▶ **Source code of charts**
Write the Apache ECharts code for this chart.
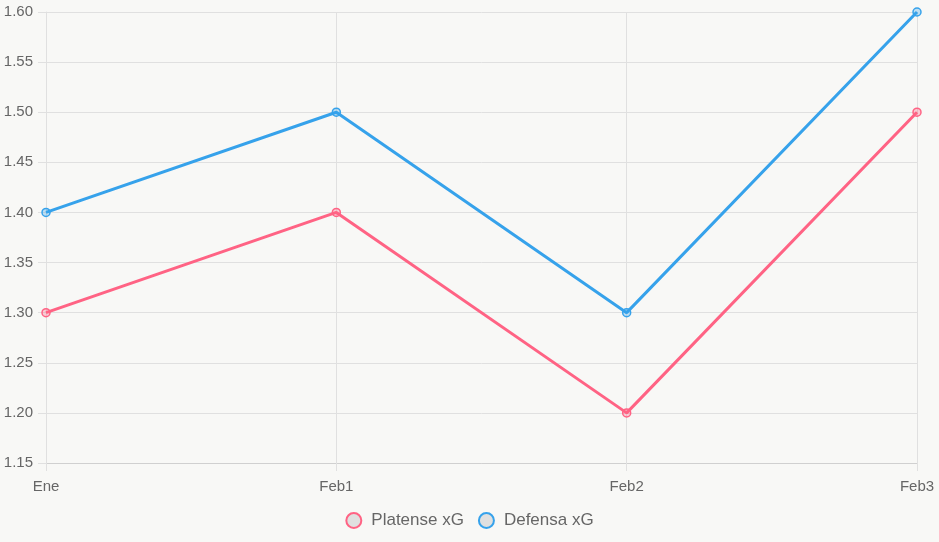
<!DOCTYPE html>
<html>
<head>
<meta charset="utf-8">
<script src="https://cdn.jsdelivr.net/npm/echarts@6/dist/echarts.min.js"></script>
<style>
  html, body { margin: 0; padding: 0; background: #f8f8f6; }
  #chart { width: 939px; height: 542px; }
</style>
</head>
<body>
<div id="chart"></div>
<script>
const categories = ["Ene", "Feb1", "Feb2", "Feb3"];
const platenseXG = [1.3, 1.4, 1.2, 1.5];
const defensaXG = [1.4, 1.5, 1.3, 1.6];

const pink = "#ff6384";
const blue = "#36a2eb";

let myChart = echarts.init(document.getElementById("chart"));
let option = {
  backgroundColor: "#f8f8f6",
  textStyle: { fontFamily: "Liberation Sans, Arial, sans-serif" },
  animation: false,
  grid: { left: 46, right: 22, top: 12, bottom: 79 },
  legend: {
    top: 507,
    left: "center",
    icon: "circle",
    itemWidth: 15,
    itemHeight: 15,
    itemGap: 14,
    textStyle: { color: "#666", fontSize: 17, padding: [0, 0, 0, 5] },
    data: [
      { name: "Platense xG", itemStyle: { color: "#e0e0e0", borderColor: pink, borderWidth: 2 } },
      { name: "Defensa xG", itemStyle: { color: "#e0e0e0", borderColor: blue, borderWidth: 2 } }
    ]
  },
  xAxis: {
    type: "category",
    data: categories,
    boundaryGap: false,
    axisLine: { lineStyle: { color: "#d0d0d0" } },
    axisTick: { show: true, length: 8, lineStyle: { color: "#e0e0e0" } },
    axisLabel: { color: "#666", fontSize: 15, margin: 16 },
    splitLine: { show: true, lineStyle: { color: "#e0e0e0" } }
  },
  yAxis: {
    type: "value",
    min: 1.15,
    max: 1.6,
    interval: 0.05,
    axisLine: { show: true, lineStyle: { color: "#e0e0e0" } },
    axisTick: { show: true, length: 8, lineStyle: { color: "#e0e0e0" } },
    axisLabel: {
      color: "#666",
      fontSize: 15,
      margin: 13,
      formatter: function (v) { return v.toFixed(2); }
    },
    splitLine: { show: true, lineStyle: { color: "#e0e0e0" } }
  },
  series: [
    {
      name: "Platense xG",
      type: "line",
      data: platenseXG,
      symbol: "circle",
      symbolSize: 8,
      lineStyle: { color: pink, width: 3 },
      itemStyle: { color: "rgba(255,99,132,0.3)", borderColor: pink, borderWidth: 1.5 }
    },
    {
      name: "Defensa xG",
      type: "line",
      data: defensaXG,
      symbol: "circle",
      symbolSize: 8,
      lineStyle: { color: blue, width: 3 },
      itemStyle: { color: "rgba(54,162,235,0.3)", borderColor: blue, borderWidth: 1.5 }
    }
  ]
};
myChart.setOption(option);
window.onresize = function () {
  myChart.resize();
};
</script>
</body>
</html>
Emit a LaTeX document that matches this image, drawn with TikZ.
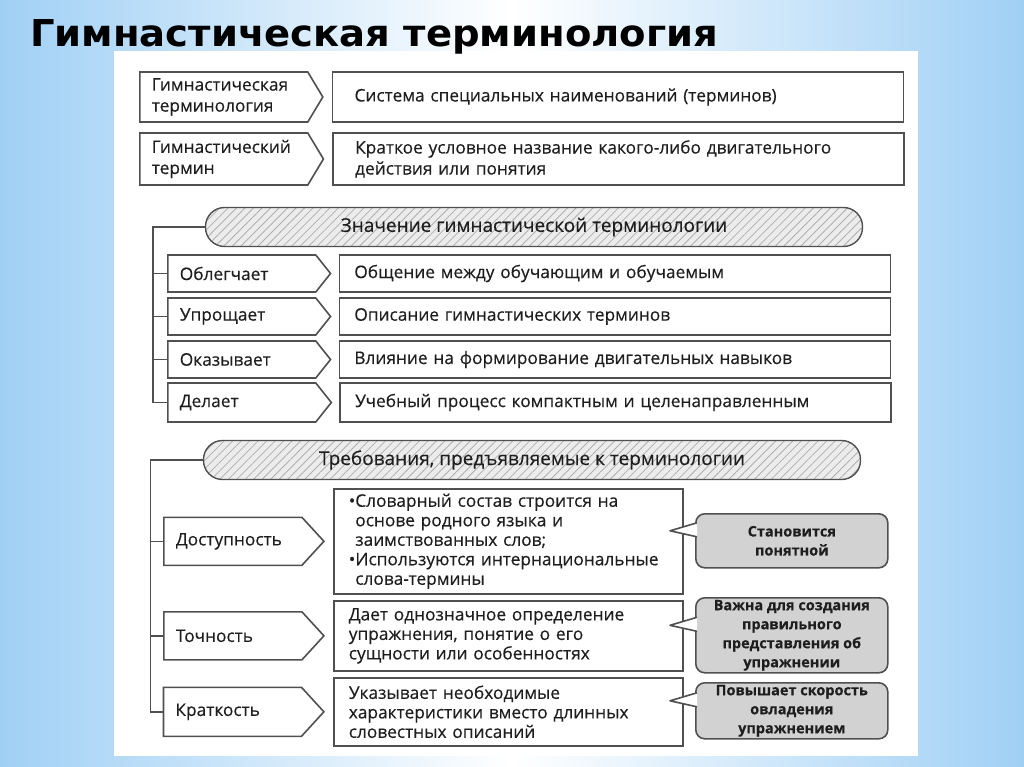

▶ **SHORT PROBLEM**
Reproduce all of the material above word for word. Omit the pictures.

▶ **TASK SOLUTION**
Write the Apache ECharts code for this chart.
<!DOCTYPE html>
<html>
<head>
<meta charset="utf-8">
<script src="https://cdn.jsdelivr.net/npm/echarts@6/dist/echarts.min.js"></script>
<style>
  html, body { margin: 0; padding: 0; background: #f8f8f6; }
  #chart { width: 939px; height: 542px; }
</style>
</head>
<body>
<div id="chart"></div>
<script>
const categories = ["Ene", "Feb1", "Feb2", "Feb3"];
const platenseXG = [1.3, 1.4, 1.2, 1.5];
const defensaXG = [1.4, 1.5, 1.3, 1.6];

const pink = "#ff6384";
const blue = "#36a2eb";

let myChart = echarts.init(document.getElementById("chart"));
let option = {
  backgroundColor: "#f8f8f6",
  textStyle: { fontFamily: "Liberation Sans, Arial, sans-serif" },
  animation: false,
  grid: { left: 46, right: 22, top: 12, bottom: 79 },
  legend: {
    top: 507,
    left: "center",
    icon: "circle",
    itemWidth: 15,
    itemHeight: 15,
    itemGap: 14,
    textStyle: { color: "#666", fontSize: 17, padding: [0, 0, 0, 5] },
    data: [
      { name: "Platense xG", itemStyle: { color: "#e0e0e0", borderColor: pink, borderWidth: 2 } },
      { name: "Defensa xG", itemStyle: { color: "#e0e0e0", borderColor: blue, borderWidth: 2 } }
    ]
  },
  xAxis: {
    type: "category",
    data: categories,
    boundaryGap: false,
    axisLine: { lineStyle: { color: "#d0d0d0" } },
    axisTick: { show: true, length: 8, lineStyle: { color: "#e0e0e0" } },
    axisLabel: { color: "#666", fontSize: 15, margin: 16 },
    splitLine: { show: true, lineStyle: { color: "#e0e0e0" } }
  },
  yAxis: {
    type: "value",
    min: 1.15,
    max: 1.6,
    interval: 0.05,
    axisLine: { show: true, lineStyle: { color: "#e0e0e0" } },
    axisTick: { show: true, length: 8, lineStyle: { color: "#e0e0e0" } },
    axisLabel: {
      color: "#666",
      fontSize: 15,
      margin: 13,
      formatter: function (v) { return v.toFixed(2); }
    },
    splitLine: { show: true, lineStyle: { color: "#e0e0e0" } }
  },
  series: [
    {
      name: "Platense xG",
      type: "line",
      data: platenseXG,
      symbol: "circle",
      symbolSize: 8,
      lineStyle: { color: pink, width: 3 },
      itemStyle: { color: "rgba(255,99,132,0.3)", borderColor: pink, borderWidth: 1.5 }
    },
    {
      name: "Defensa xG",
      type: "line",
      data: defensaXG,
      symbol: "circle",
      symbolSize: 8,
      lineStyle: { color: blue, width: 3 },
      itemStyle: { color: "rgba(54,162,235,0.3)", borderColor: blue, borderWidth: 1.5 }
    }
  ]
};
myChart.setOption(option);
window.onresize = function () {
  myChart.resize();
};
</script>
</body>
</html>
Emit a LaTeX document that matches this image, drawn with TikZ.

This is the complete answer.